Peter Austin, executive director of Bank of New York Mellon Pension Services, said that many companies are forced to make higher contributions because the value of their pension portfolios plunged. To make matters worse, a lot of companies can't borrow cash to add to the fund because of the credit crisis.
"It's probably the perfect storm for these pension plans," Austin said.
Austin said many of his corporate clients are now considering other options, including freezing their plans.
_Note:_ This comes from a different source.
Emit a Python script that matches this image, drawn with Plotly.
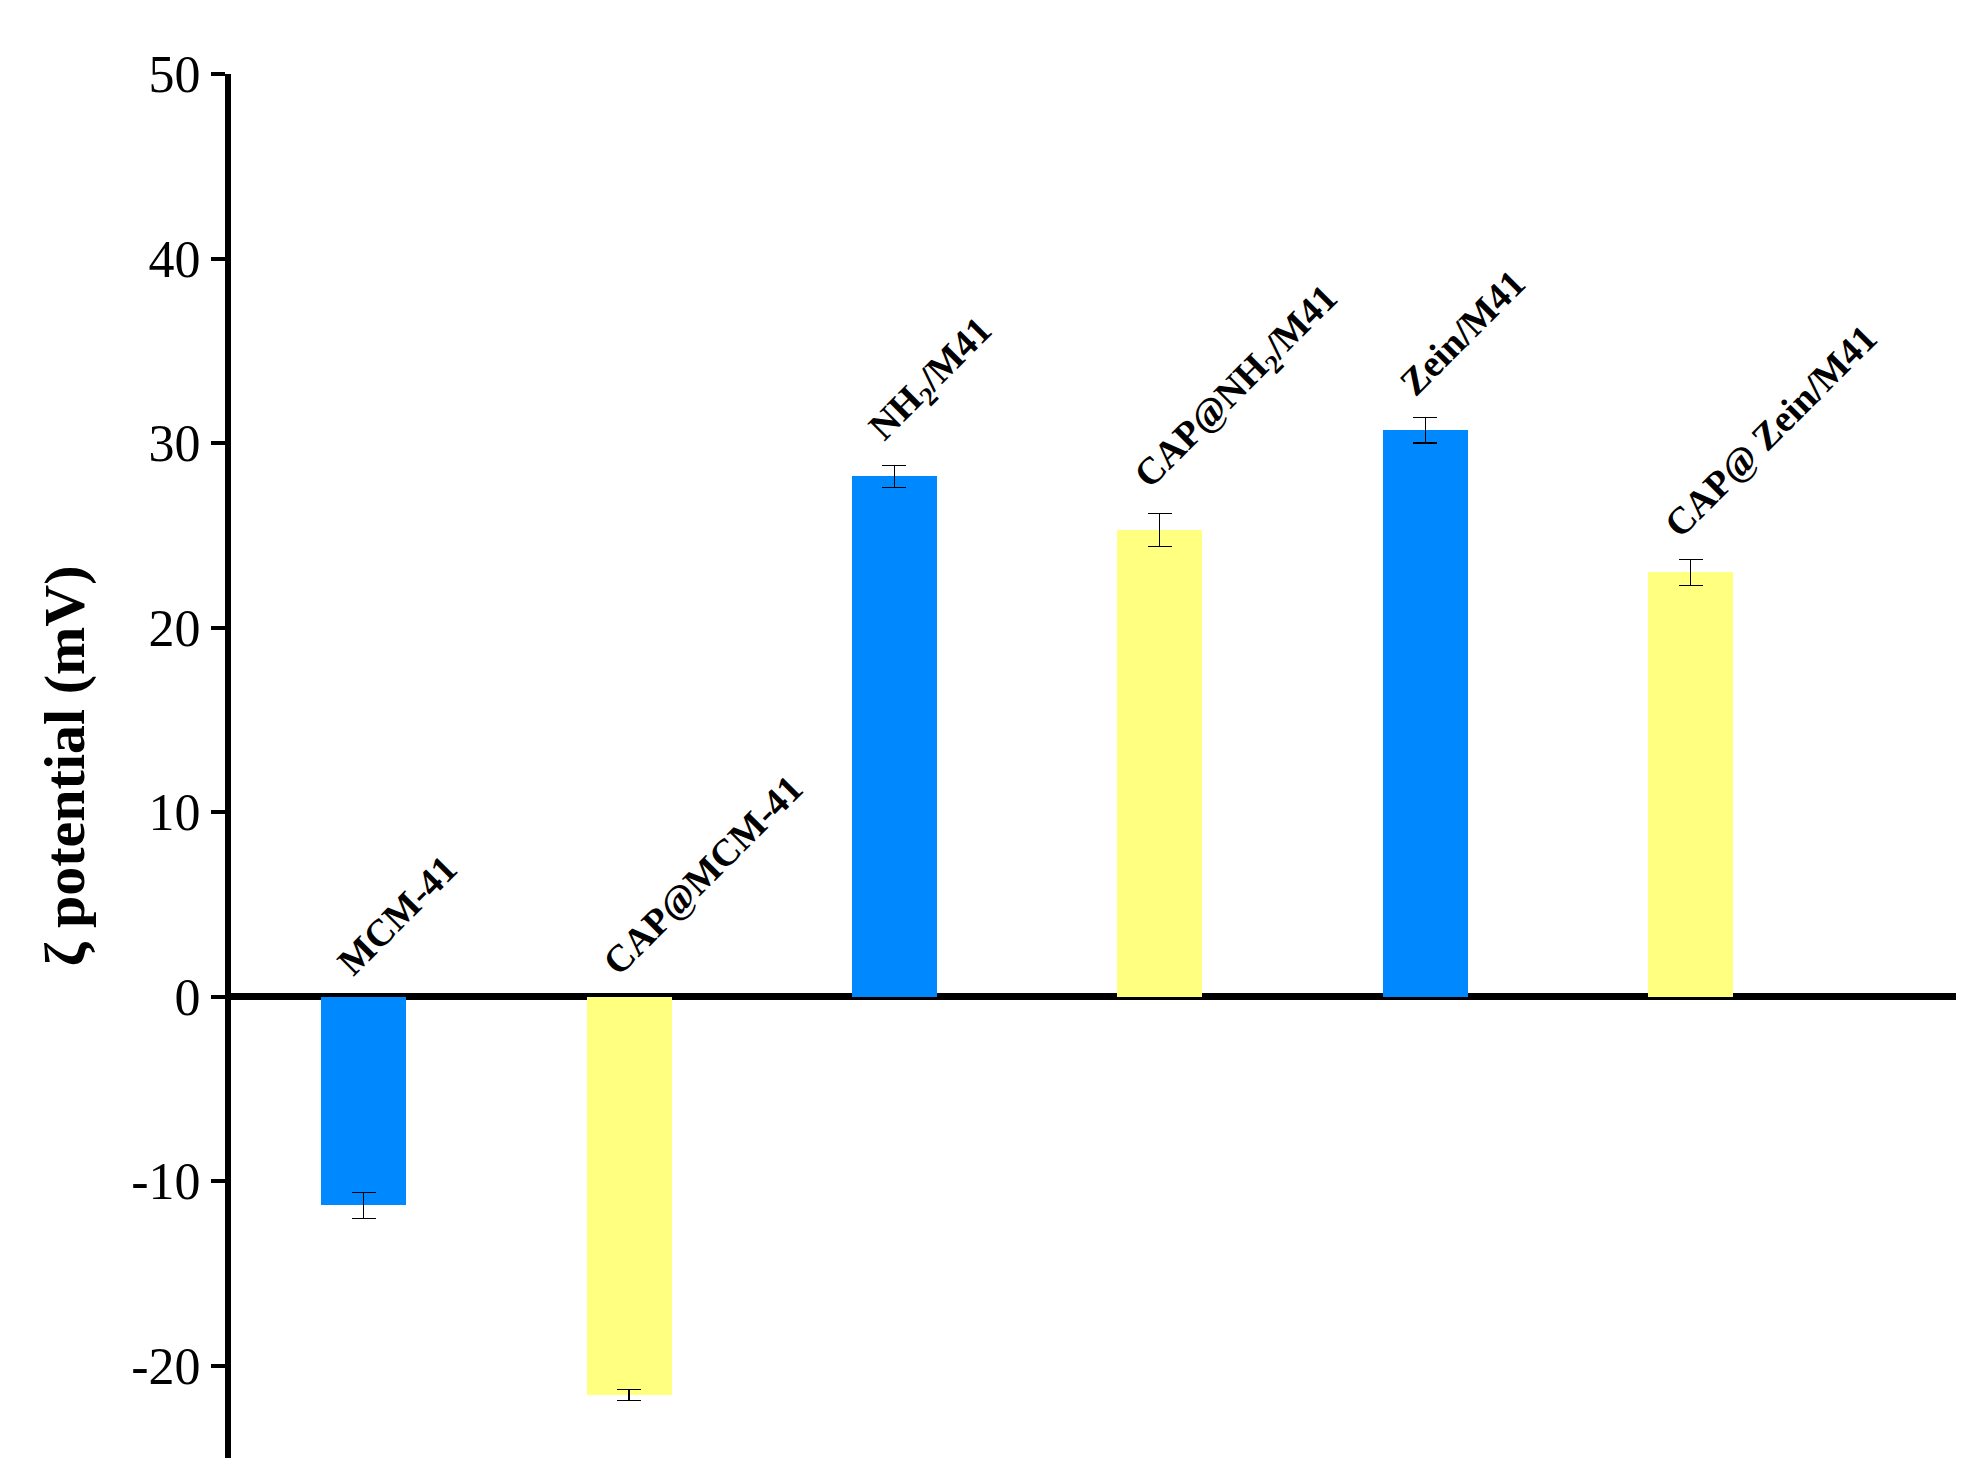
import plotly.graph_objects as go

samples = ["MCM-41", "CAP@MCM-41", "NH<sub>2</sub>/M41", "CAP@NH<sub>2</sub>/M41", "Zein/M41", "CAP@ Zein/M41"]
zeta = [-11.3, -21.6, 28.2, 25.3, 30.7, 23.0]
zeta_err = [0.7, 0.3, 0.6, 0.9, 0.7, 0.7]
blue_idx = [0, 2, 4]
yellow_idx = [1, 3, 5]
y_ticks = [-20, -10, 0, 10, 20, 30, 40, 50]
y_ticktext = ["-20", "-10", "0", "10", "20", "30", "40", "50"]

fig = go.Figure()
for idx, color in [(blue_idx, "#0088FF"), (yellow_idx, "#FFFF80")]:
    fig.add_trace(go.Bar(
        x=idx, y=[zeta[i] for i in idx], width=0.32,
        marker=dict(color=color, line=dict(width=0)),
        error_y=dict(type="data", array=[zeta_err[i] for i in idx],
                     color="black", thickness=1.2, width=12),
        showlegend=False,
    ))

# rotated sample labels sitting just above each bar (or above zero for negative bars)
for i, name in enumerate(samples):
    base = max(zeta[i] + zeta_err[i], 0) + 0.6
    fig.add_annotation(
        x=i - 0.14, y=base, text=f"<b>{name}</b>", textangle=-45,
        showarrow=False, xanchor="left", yanchor="bottom",
        font=dict(family="Liberation Serif", size=38, color="black"),
    )

fig.update_layout(
    width=1975, height=1484, plot_bgcolor="white", paper_bgcolor="white",
    margin=dict(l=223, r=27, t=66, b=34), bargap=0,
    font=dict(family="Liberation Serif", color="black"),
    xaxis=dict(range=[-0.5, 6.0], visible=False),
    yaxis=dict(
        range=[-25, 50], tickvals=y_ticks, ticktext=y_ticktext,
        showgrid=False, showline=True, linewidth=6, linecolor="black",
        ticks="outside", ticklen=14, tickwidth=4, tickcolor="black",
        tickfont=dict(size=52), zeroline=True, zerolinewidth=7, zerolinecolor="black",
        title=dict(text="<b>ζ potential (mV)</b>", font=dict(size=58), standoff=30),
    ),
)

fig.write_html("out.html")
Many are switching over to a defined contribution plan, such as a 401(k) instead of a pension.
But he cautioned that while bankruptcy is never a good thing, "the sky's not falling." He said the plans are set up in a way that even if a company collapses, workers are safe from losses.
"Even in the worst case of bankruptcy," he said, "their benefits will be protected."
Olivia S. Mitchell, executive director of the Wharton School's Pension Research Council at the University of Pennsylvania, has been noticing a similar scaling back by companies.
She said roughly $2 trillion has been lost in 401(k)s and pension plans during the recession.
"Plan sponsors are going to have to start contributing more to back the promises they've already made," Mitchell said. "Corporate plan sponsors are looking very hard at whether they can reduce future benefit accruals."
Companies can't touch the benefits workers already received but nothing stops them from ending their pension plans in the immediate future.
Newhouse Newspapers, for instance, is cutting pension contributions and shifting to a 401(k) program. Cell phone maker Motorola suspending its contributions in December.
Then there is a final group of companies, who have seen their funding drop so low that they are required by the federal Pension Protection Act of 2006 to make changes to their plans.
For instance, book publisher Houghton-Mifflin Harcourt notified its employees last week that they will no longer be able to take a lump-sum payment at retirement, according to spokesman Joe Blumenfeld. Employees instead will have to either take traditional monthly payments or can chose to get half of the lump-sum payment and the rest through monthly payments.
Blumenfeld said the plan fell below the 80 percent funding level and the company, by law, had no choice but to make the change.
"There wasn't a great uproar about it," he said, but many were asking: "Who has a defined pension anymore, anyway."